Reflection on Mass readings for Feb. 9: Be childlike in our awe of God’s glory

Detail from "La Gloria" by Titian, 1554. (Public domain)

Reflection on Mass readings for Feb. 9 (Fifth Sunday in Ordinary Time)

Isaiah 6:1-2a, 3-8
Psalm 138:1-2, 2-3, 4-5, 7-8
1 Corinthians 15:1-11
Luke 5:1-11

 

When we are children, we expect miracles. Since we are just beginning to learn about the world and how it works, we aren’t as set in our ways of what is possible.

The laws of physics don’t apply when our dad lifts us with his legs and we are an airplane. The reflection of light moving along the wall is indeed Tinkerbell visiting us. Thunder and lightning are the result of a heavenly bowling game – St. Michael just threw a strike!

As we grow in our experiences of the world, many of us fall into a type of materialism. We place far more stock on what we can observe with our senses and explain with our intellect than the fantastic and miraculous.

Let this week’s readings recharge our sense of awe.
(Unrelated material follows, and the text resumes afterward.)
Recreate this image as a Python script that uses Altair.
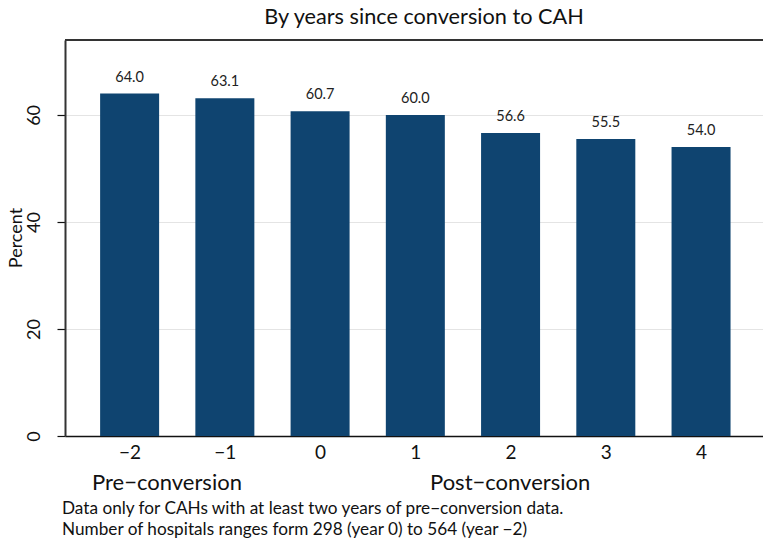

To be clear, I’m not comparing childish beliefs in fairies to our belief in supernatural realities. I’m just musing that perhaps when Jesus challenges us to have childlike faith, he’s asking us to suspend our suspicious tendencies and receive the truth with hearts, unshackled by our preference for easily digested, three-dimensional sensory information.

Our first reading from Isaiah tells us of a vision of the throne room of heaven. Instead of reading through it and letting our minds quickly explain it away in metaphor and symbolism, can we use our imagination to smell the smoke? To quake with the shaking door frame and rub our eyes to clear them so we can take in the glory of the Lord? Surely we would fall prostrate on the ground, having felt our unworthiness.
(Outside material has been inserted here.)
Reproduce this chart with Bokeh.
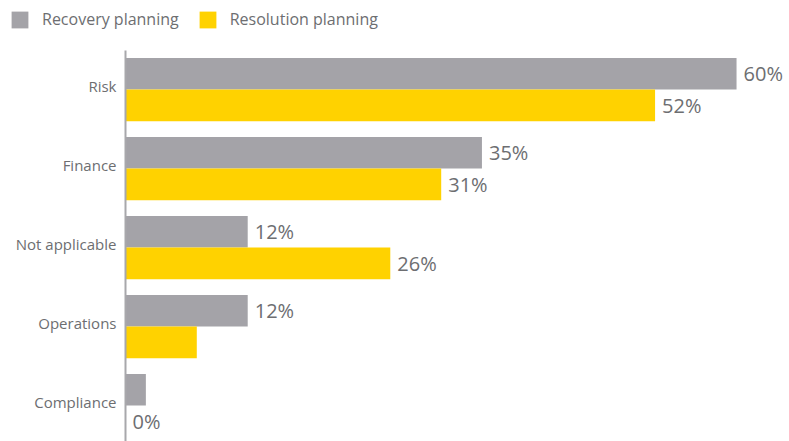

In the truest sense of the word, that throne room is more real than the room we sit in right now. It’s a look behind the veil at reality itself.

“The Great Divorce,” by C.S. Lewis, is my favorite book. I am not one for fantasy novels, but this one has captivated me through multiple reads over the last twenty years. Without spoiling anything, the basic plot is that there is a bus that regularly travels from hell to heaven, where anyone can choose to stay. Lewis is clear in the foreword that the book is not a depiction of spiritual realities, but rather a contemplation of heaven and hell.

When they arrive in heaven, the inhabitants of hell discover immediately that it is more substantial, and real, than any place they have ever been. The sky is wider, the grass is truly like blades, and they can walk on water because their feet cannot penetrate the surface. Nature is punctuated with spiritual realities.

Similarly, as Christians, we should know that we walk in a different sort of space than is apparent to the naked eye. Where one sees earthly realities, we are surrounded by a great cloud of witnesses, our guardian angels, and the Blessed Mother.

The psalmist tells us, “In the sight of the angels I will sing your praises, Lord.” If we only opened our childlike eyes, we would see that at each Mass, we sing with the angels and Isaiah, “Holy, holy, holy is the Lord of hosts!” (Is 6:3) as the Lord humbles himself to take the form of bread that we may receive him into our bodies.

Each natural day, he equips us through grace to be a part of his supernatural mission. We are charged to carry this vision of reality to the world, to pull back the veil of the mundane to see the miracle on the altar and the personal gift of every day. Woefully unworthy on our own, Christ chooses to use and equip us: “Do not be afraid; from now on you will be catching men” (Lk 5:10).

The farther they walk into heaven, Lewis’ characters grow more substantial, more able to endure and enjoy reality. When we open our eyes and hearts to the miracles and wonders among us, especially the grace offered through the sacraments, we realize God calls us through this natural world to our ultimate end in the throne room, where all is revealed as it truly is.

Soaring far higher than on our daddy’s legs, looking to the heavens for a spark of the supernatural, let’s reclaim our childlike awe at the glory of Our Father. Let’s expect miracles.

 

Cate Harmeyer worked 15 years in Catholic education and campus ministry. She and her husband, Dana, now oversee the education of their two daughters. Cate is a Notre Dame football fanatic, sourdough enthusiast, and loves spending time at the beach and in the mountains.